*Work required:* Each line containing the word "this" needs to be copied.

*Information supplied:*
--------------------------------------------------

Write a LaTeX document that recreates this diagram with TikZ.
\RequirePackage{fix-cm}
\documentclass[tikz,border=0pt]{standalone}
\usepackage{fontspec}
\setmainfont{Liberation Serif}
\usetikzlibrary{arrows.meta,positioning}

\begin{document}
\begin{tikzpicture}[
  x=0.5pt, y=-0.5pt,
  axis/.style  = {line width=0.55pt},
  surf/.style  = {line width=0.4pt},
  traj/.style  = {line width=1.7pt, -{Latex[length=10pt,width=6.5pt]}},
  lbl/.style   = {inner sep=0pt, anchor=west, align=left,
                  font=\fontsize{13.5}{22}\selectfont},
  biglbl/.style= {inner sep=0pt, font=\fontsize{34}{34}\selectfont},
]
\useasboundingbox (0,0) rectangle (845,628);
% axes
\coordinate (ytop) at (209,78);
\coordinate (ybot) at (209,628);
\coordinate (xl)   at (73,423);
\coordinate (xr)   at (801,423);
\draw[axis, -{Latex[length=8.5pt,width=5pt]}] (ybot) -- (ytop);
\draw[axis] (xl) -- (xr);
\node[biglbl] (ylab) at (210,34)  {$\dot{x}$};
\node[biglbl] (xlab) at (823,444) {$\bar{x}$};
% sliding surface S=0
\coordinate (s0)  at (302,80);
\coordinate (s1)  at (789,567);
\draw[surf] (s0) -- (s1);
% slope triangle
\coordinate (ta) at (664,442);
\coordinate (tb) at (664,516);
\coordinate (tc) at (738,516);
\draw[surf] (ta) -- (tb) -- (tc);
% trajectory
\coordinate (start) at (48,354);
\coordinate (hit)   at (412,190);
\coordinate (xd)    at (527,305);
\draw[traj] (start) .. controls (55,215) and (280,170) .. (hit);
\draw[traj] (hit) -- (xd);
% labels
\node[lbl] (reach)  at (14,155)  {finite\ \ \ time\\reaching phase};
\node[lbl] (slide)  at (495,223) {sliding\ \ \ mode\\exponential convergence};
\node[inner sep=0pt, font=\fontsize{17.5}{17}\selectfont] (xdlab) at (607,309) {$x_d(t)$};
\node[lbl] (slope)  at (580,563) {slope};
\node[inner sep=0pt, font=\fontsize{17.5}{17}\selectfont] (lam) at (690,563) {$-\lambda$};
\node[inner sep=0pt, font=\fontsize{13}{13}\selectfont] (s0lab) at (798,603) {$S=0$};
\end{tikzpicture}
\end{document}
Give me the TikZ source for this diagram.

--------------------------------------------------

*Exercise result:*
Write a LaTeX document that recreates this diagram with TikZ.
Give me the TikZ source for this diagram.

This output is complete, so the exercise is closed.